Yeah but you’ve got a Sheer Terror shirt on…
JS: Back then, tough guy shit. I loved INITIAL REACTION, GUT INSTINCT out of Baltimore. I like INTEGRITY out of Cleveland, SLAYER.
You know, INTEGRITY is playing THIS IS HARDCORE FEST this summer.
JS: A24 put this Green Room Radio together (with Tony Rhettman of New Breed Mixtape), and it’s like Hardcore is back in the limelight again. It’s fun hearing people talk about Hardcore.
You all talked a little bit before about being in bands as you transitioned into this composition thing, what were some of the bands you were in? What were you doing musically before you started doing composition work on Blue Ruin and Green Room?
BB: We bounced all around. We played in a bunch of different styles. By the time we started taking bands seriously, it was the early 90’s so I think honestly for us we missed the Punk thing. Grunge was the big thing. My band thought we were Pearl Jam and most bands thought they were Alice in Chains so no competition there. We got into Hip Hop for awhile. We played Indie Rock and Go-Go.
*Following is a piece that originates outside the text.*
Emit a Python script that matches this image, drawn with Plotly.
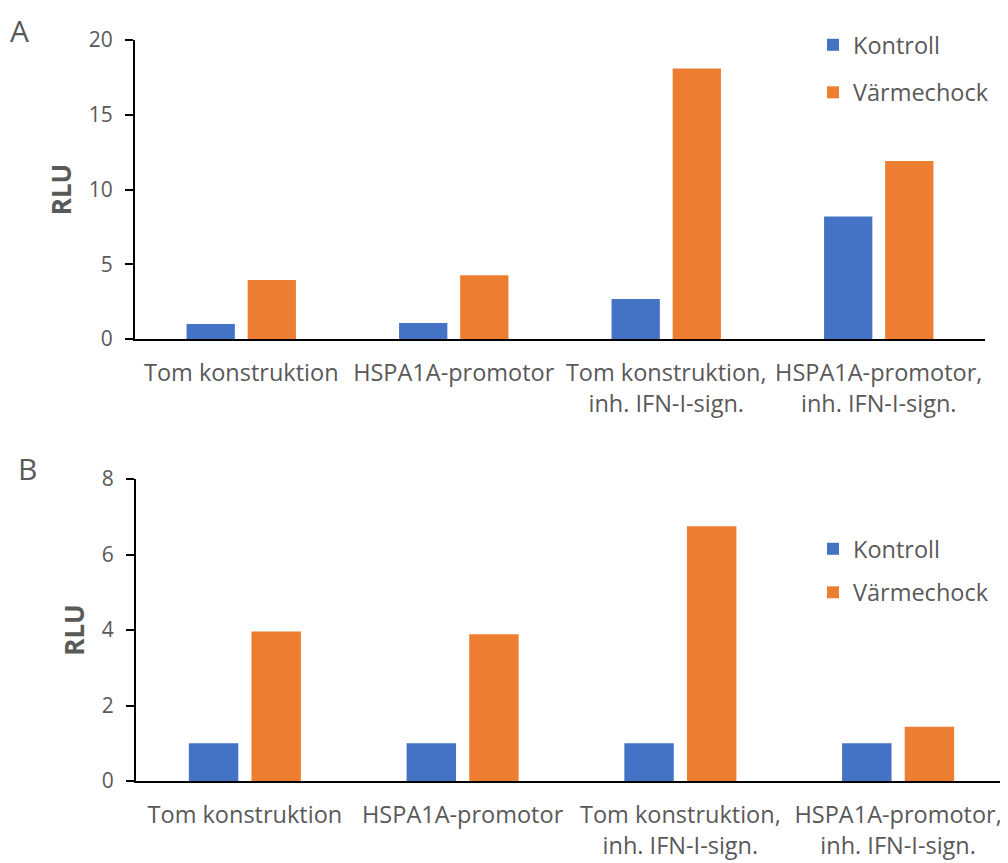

Go-Go was central to DC, Maryland, a little further south, but it is contained. If you’re not from around that area, you had no idea that it exists but it is a vibrant musical scene. It’s totally DIY, it’s about trading tapes and not always with proper studio production or recording. It’s all live sound board tapes.
Were you doing something musically when you moved up to this area?
WB: We got back to our Rock’N’Roll roots and we started a band called East 100 that played for about eight years. It started to wrap up as Blue Ruin went into pre-production. In fact, the month that we played our final farewell show they started to shoot Blue Ruin. It was really perfect timing for everyone.
Ok looks like we are out of time, but thanks so much for sitting down with me!
JS: It was fun, thanks for having us!